When you recruit people, you want to find the best of the best to enhance your company. Since you and your recruiters can’t read minds, you have to rely on resumes, applications, and information provided by employee candidates during an interview to find out who is qualified. Unfortunately, as many as 50 percent of employee candidates may be lying on their resumes, according to Freakonomics coauthor Steven D. Levitt.

When employee candidates lie, it can harm your organization. Some lies may make your organization vulnerable to legal penalties, while others may affect your productivity and revenues. The following are some of the most common lies told by employee candidates intent on getting the job.

1. “I Got Great Grades in X Major at Y University”

Education is possibly the most frequently fudged category on the resume. While many employers will check previous job references, it is rare that a company will actually check to see what kind of grades someone got or even whether they truly have the degree or education level that they claim. Failing to do a sound background check or require a copy of a degree to be presented can result in unqualified individuals getting the job.

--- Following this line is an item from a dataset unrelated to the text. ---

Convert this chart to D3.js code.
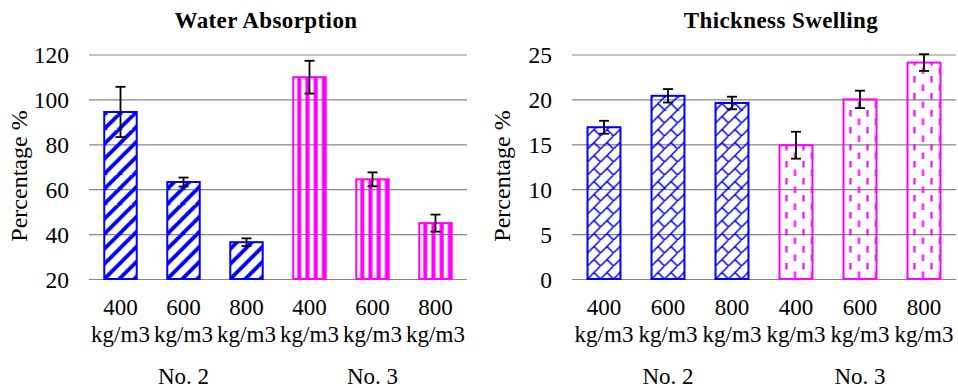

2. “I Have Been Continuously Employed”

A high percentage of the workforce has been unemployed for at least a short period of time at some point. While the reasons may vary considerably, many employee candidates feel that employment gaps will hurt their chances of getting a job, so they stretch employment dates to cover gaps. Checking references and being open to talking about the reasons for employment gaps can help make employee candidates less likely to lie and can help you catch them when they do.

3. “I Made These improvements at My Last Job”

Improvements in sales, decreases in turnover, and efficiency improvements at previous jobs are just a few of the things that employees may exaggerate. Employees may also make generic claims about how their performance improved the company overall. Since these claims may be difficult to confirm or refute, the best approach may be to ask employees to elaborate on their great accomplishments and tell you how they would go about making those improvements in your company.

4. “I Was the Manager at My Last Company”

Employees may exaggerate or outright lie about what their title was at their last job in order to gain a higher station and better pay at the start. This can generally be fact-checked with a call to the last employer. You may also ask questions about leadership skills and managing a team in order to find out whether they were truly a manager and how well they did.

5. “I Am Great at X,Y, and Z”

It is necessary to find out what an employee is skilled in so that you can best match their skills to your needs, so it really hurts your organization when you place an employee and they do not have the skills that they claim. If an employee claims certifications or education, you can check those skills, but otherwise you have to rely on what they tell you. To truly find out what an employee knows, a realistic job preview may be invaluable.